2. Did the process of cleaning your data give you new insights into your dataset?

    No and yes - no, because I did very similar work in the previous checkpoint in order to visualize and organize the data to better understand it, including breaking it down into the subsections. Additionally, much of the data is as-expected, almost alarmingly so, including the increases in declarations and eventful versus non-eventful years. Yes, because that work - especially the visualization and value counts - showed remarkable outliers like Katrina, but also allowed a better understanding into the entry processes of the data (though it was remarkably clean, save for a few fields)

3. Is there anything you would like to make note of when it comes to manipulating the data and making visualizations?

    For dates and times, field of interest is generally 'incident_begin_date' though we can keep 'incident_end_date' for visualization if we want later.

    Incident type is the most useful field to sort on.

    The other fields (state/region) can help give clarity to where incidents are occurring.

    Due to the nature of the dataset, the information is generally limited in scale to types of events, dates, and locations. The finest scale we can analyze or visualize is state-level, though regional results are also interesting and may prove more practical for actual analysis. We could, for example, create a visualization of drought-prone states in the West, colder states in the North versus states in the plains more likely to face windy weather, low ground-level states in the South more likely to face tropical storms and flooding, etc. - FEMA already has these defined in the dataset, though it may be good to give them a once-over, e.g. excluding certain areas for the sake of not skewing analysis (e.g. DC is too specific, Hawaii is grouped with California but will have different climate patterns, etc.). 
    
    If we wanted, we could possibly utilize the program declaration fields as a barometer of event severity or response, though these seem to fluctuate in actual application, practicality, etc.
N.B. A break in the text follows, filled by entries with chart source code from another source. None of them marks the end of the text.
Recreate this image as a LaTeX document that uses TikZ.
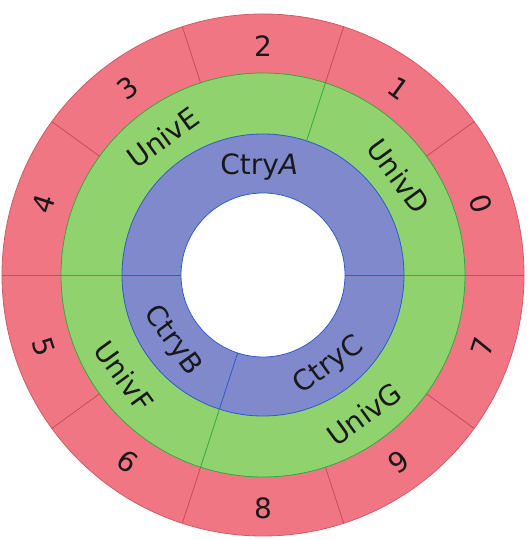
\documentclass[tikz,border=0pt]{standalone}
\usepackage{fontspec}
\setmainfont{DejaVu Sans}
\definecolor{ringred}{RGB}{241,118,132}
\definecolor{ringgreen}{RGB}{144,211,110}
\definecolor{ringblue}{RGB}{128,137,204}
\definecolor{redline}{RGB}{196,78,92}
\definecolor{greenline}{RGB}{50,170,60}
\definecolor{blueline}{RGB}{45,90,205}
\tikzset{
  lbl/.style={font=\fontsize{28}{32}\selectfont, inner sep=0pt, text=black!90},
  redsep/.style={draw=redline, line width=0.8pt},
  greensep/.style={draw=greenline, line width=0.8pt},
  bluesep/.style={draw=blueline, line width=0.8pt}
}
\begin{document}
\begin{tikzpicture}[x=1pt,y=1pt]
\useasboundingbox (0,0) rectangle (530,540);
\begin{scope}[shift={(263,265)}]
\coordinate (O) at (0,0);
% rings
\fill[ringred] (O) circle (261);
\draw[redline!70!ringred, line width=0.8pt] (O) circle (261);
\fill[ringgreen] (O) circle (202);
\draw[greenline, line width=0.8pt] (O) circle (202);
\fill[ringblue] (O) circle (141);
\draw[blueline, line width=0.8pt] (O) circle (141);
\fill[white] (O) circle (82);
\draw[blueline, line width=0.8pt] (O) circle (82);
% separators
\foreach \a in {0,36,...,324} {
  \coordinate (r\a a) at (\a:202);
  \coordinate (r\a b) at (\a:261);
  \draw[redsep] (r\a a) -- (r\a b);
}
\foreach \a in {0,72,180,252} {
  \coordinate (g\a a) at (\a:141);
  \coordinate (g\a b) at (\a:202);
  \draw[greensep] (g\a a) -- (g\a b);
}
\foreach \a in {0,180,252} {
  \coordinate (b\a a) at (\a:82);
  \coordinate (b\a b) at (\a:141);
  \draw[bluesep] (b\a a) -- (b\a b);
}
% outer labels
\node[lbl, rotate=-72] (n0) at (18:229) {0};
\node[lbl, rotate=-36] (n1) at (54:231) {1};
\node[lbl, rotate=0]   (n2) at (90:229) {2};
\node[lbl, rotate=36]  (n3) at (126:231) {3};
\node[lbl, rotate=72]  (n4) at (162:231) {4};
\node[lbl, rotate=-72] (n5) at (198:231) {5};
\node[lbl, rotate=-36] (n6) at (234:231) {6};
\node[lbl, rotate=0]   (n8) at (270:233) {8};
\node[lbl, rotate=36]  (n9) at (306:231) {9};
\node[lbl, rotate=72]  (n7) at (342:231) {7};
% middle labels
\node[lbl, rotate=-54] (uD) at (36:168) {UnivD};
\node[lbl, rotate=36]  (uE) at (126:170) {UnivE};
\node[lbl, rotate=-54] (uF) at (216:172) {UnivF};
\node[lbl, rotate=36]  (uG) at (306:172) {UnivG};
% inner labels
\node[lbl] (cA) at (92:108) {Ctry\textit{A}};
\node[lbl, rotate=-54] (cB) at (216:112) {CtryB};
\node[lbl, rotate=36]  (cC) at (306:112) {CtryC};
\end{scope}
\end{tikzpicture}
\end{document}
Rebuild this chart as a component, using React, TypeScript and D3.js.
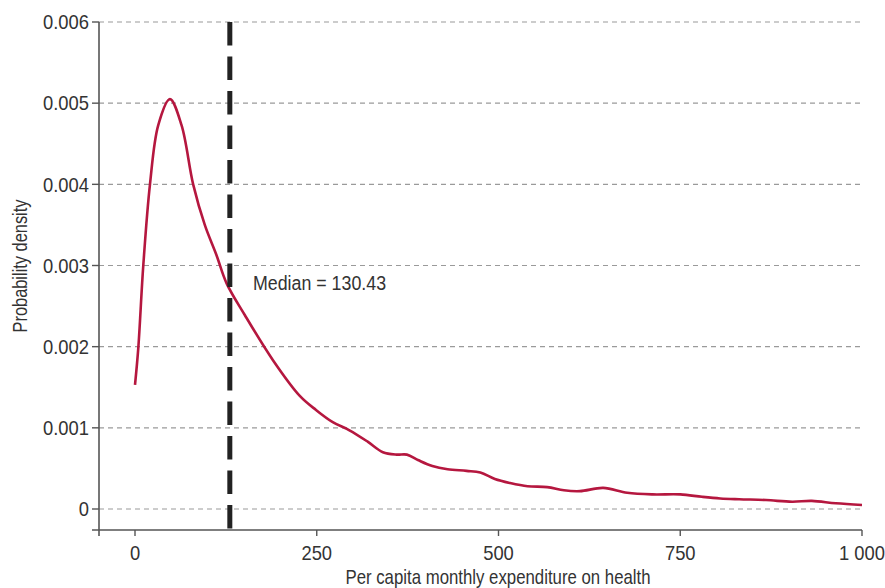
import React from "react";
import * as d3 from "d3";

// Kernel density estimate of per capita monthly health expenditure
const expenditure = [
  0, 4.5, 11.4, 20.6, 32, 48, 64, 80, 96, 112, 126, 151, 190, 227, 249, 272, 295,
  320, 341, 360, 374, 390, 409, 430, 456, 475, 495, 516, 540, 567, 590, 612, 644,
  677, 712, 750, 780, 805, 831, 868, 904, 931, 964, 1000,
];
const density = [
  0.00153, 0.00198, 0.003, 0.004, 0.00473, 0.00505, 0.00473, 0.004, 0.0035,
  0.00313, 0.00278, 0.00239, 0.00183, 0.00139, 0.00122, 0.00107, 0.00097, 0.00083,
  0.0007, 0.00067, 0.00067, 0.0006, 0.00053, 0.00049, 0.00047, 0.00045, 0.00037,
  0.00032, 0.00028, 0.00027, 0.00023, 0.00022, 0.00026, 0.0002, 0.00018, 0.00018,
  0.00015, 0.00013, 0.00012, 0.00011, 0.00009, 0.0001, 0.00007, 0.00005,
];
const yTicks = [0, 0.001, 0.002, 0.003, 0.004, 0.005, 0.006];
const yTickLabels = ["0", "0.001", "0.002", "0.003", "0.004", "0.005", "0.006"];
const xTicks = [0, 250, 500, 750, 1000];
const xTickLabels = ["0", "250", "500", "750", "1 000"];
const median = 130.43;
const medianLabel = "Median = 130.43";
const xTitle = "Per capita monthly expenditure on health";
const yTitle = "Probability density";

const W = 885;
const H = 588;
const FONT = "'Liberation Sans', Arial, sans-serif";
const TEXT = "#333";
const AXIS = "#555";
const FS = 20;

// Condensed text: regular face squeezed horizontally
function Label(props: {
  x: number;
  y: number;
  sx: number;
  anchor?: "start" | "middle" | "end";
  rotate?: number;
  dy?: string;
  children: React.ReactNode;
}) {
  const { x, y, sx, anchor = "start", rotate = 0, dy, children } = props;
  return (
    <text
      transform={`translate(${x},${y}) rotate(${rotate}) scale(${sx},1)`}
      textAnchor={anchor}
      dy={dy}
      fontFamily={FONT}
      fontSize={FS}
      fill={TEXT}
    >
      {children}
    </text>
  );
}

export default function App() {
  const x = d3.scaleLinear().domain([0, 1000]).range([135, 862]);
  const y = d3.scaleLinear().domain([0, 0.006]).range([509, 22]);
  const axisLeft = 99;
  const axisBottom = 530;

  const points = expenditure.map((e, i) => [e, density[i]] as [number, number]);
  const line = d3
    .line<[number, number]>()
    .x((d) => x(d[0]))
    .y((d) => y(d[1]))
    .curve(d3.curveCatmullRom.alpha(0.5));

  return (
    <svg width={W} height={H} style={{ display: "block", position: "absolute", left: 0, top: 0 }}>
      <rect width={W} height={H} fill="#fff" />
      {/* horizontal grid */}
      {yTicks.map((t) => (
        <line
          key={"g" + t}
          x1={axisLeft}
          x2={862}
          y1={y(t)}
          y2={y(t)}
          stroke="#9a9a9a"
          strokeWidth={1.2}
          strokeDasharray="5 4"
        />
      ))}
      {/* y axis */}
      <line x1={axisLeft} x2={axisLeft} y1={y(0.006)} y2={536} stroke={AXIS} strokeWidth={1.6} />
      {yTicks.map((t, i) => (
        <g key={"y" + t}>
          <line x1={92} x2={axisLeft} y1={y(t)} y2={y(t)} stroke={AXIS} strokeWidth={1.4} />
          <Label x={89} y={y(t)} dy="0.36em" sx={0.92} anchor="end">
            {yTickLabels[i]}
          </Label>
        </g>
      ))}
      {/* x axis */}
      <line x1={92} x2={862} y1={axisBottom} y2={axisBottom} stroke={AXIS} strokeWidth={1.6} />
      {xTicks.map((t, i) => (
        <g key={"x" + t}>
          <line x1={x(t)} x2={x(t)} y1={axisBottom} y2={536} stroke={AXIS} strokeWidth={1.4} />
          <Label x={x(t)} y={560} sx={0.92} anchor="middle">
            {xTickLabels[i]}
          </Label>
        </g>
      ))}
      {/* density curve */}
      <path d={line(points) ?? ""} fill="none" stroke="#b5173f" strokeWidth={2.6} strokeLinejoin="round" />
      {/* median marker */}
      <line
        x1={x(median)}
        x2={x(median)}
        y1={y(0.006)}
        y2={axisBottom}
        stroke="#222"
        strokeWidth={5}
        strokeDasharray="23.5 11"
      />
      <Label x={253} y={290} sx={0.89}>
        {medianLabel}
      </Label>
      {/* titles */}
      <Label x={498} y={584} sx={0.84} anchor="middle">
        {xTitle}
      </Label>
      <Label x={27} y={266} sx={0.82} anchor="middle" rotate={-90}>
        {yTitle}
      </Label>
    </svg>
  );
}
    Since we are working on Type/Location/Date, it may be helpful to bring in another dataset to add an extra dimension to the analysis, or to use calculated fields to help develop more nuanced visualizations and analysis.

    To the ends of added datasets, the data could not be about the events themselves. Adding such a dataset would be redundant and create an unreasonable time-suck for the project late in the process and would inevitably have thousands of missing and unmatched fields, even if it could offer an extra dimension (event severity/casualties, etc.). Therefore, the only additional datasets we can rely on should be geographic and chronological. Geographic datasets could represent changes in population in states/regions over the years (a simple census pull), yearly temperatures, El Nino/La Nina years, and so on. If we find the visualizations aren't as informative or interesting as desired, it may be practical to add these supplemental datasets in.